Zu Recht wird Beetlejuice Beetlejuice als Tim Burtons Rückkehr zu alter Form gefeiert. Doch wichtiger als diese Feststellung ist zu erkennen, dass dies ein Film mit einer lebendigen Aussage ist, ein Manifest des wilden
Humors und der berauschenden Unverfrorenheit gegen das gesellschaftlich vorgeschriebene »gute Benehmen«, das den heutigen Großproduktionen von ihren Betriebswirtschaftlern und Marketingagenturen diktiert wird.
Angesichts der Dinge ist dies mehr als bloße Unterhaltung zur Herbst-Saison.

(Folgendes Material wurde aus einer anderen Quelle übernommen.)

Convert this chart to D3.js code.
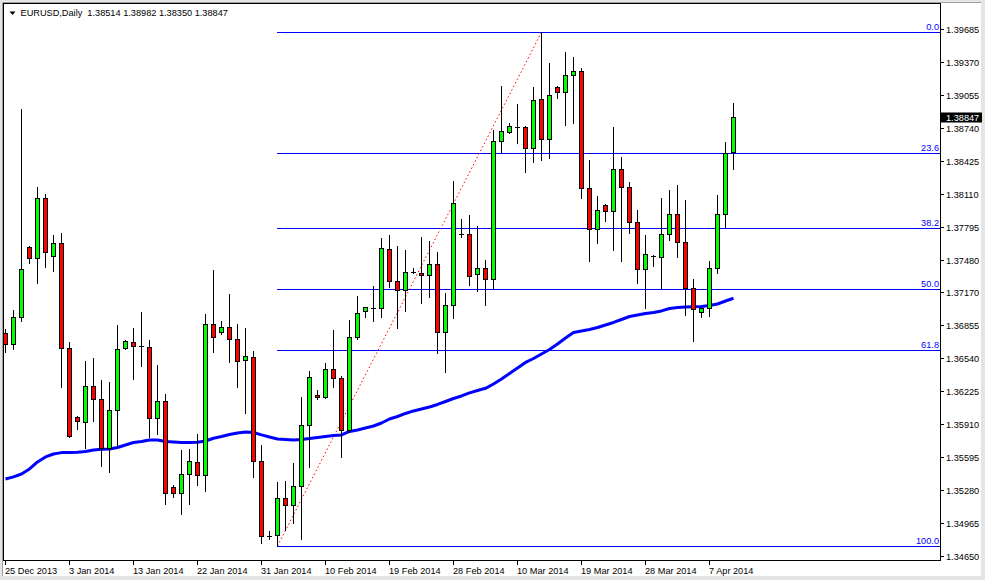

Es ist ein burtonesker Exorzismus, der die Teufel der Kommerzialisierung austreibt: ausgelassen, ungeordnet und schonungslos, ohne dabei in billige Tricks oder
avantgardistische Mätzchen abzurutschen. Es ist ein Tim Burton, der als Tim Burton bestehen bleibt, selbst wenn die Kräfte um ihn herum noch so anti-burtonesque sind.
Die wahren Dämonen, so erfahren wir, sind Bürokratie, Sparmaßnahmen und die Herrschaft der Controller.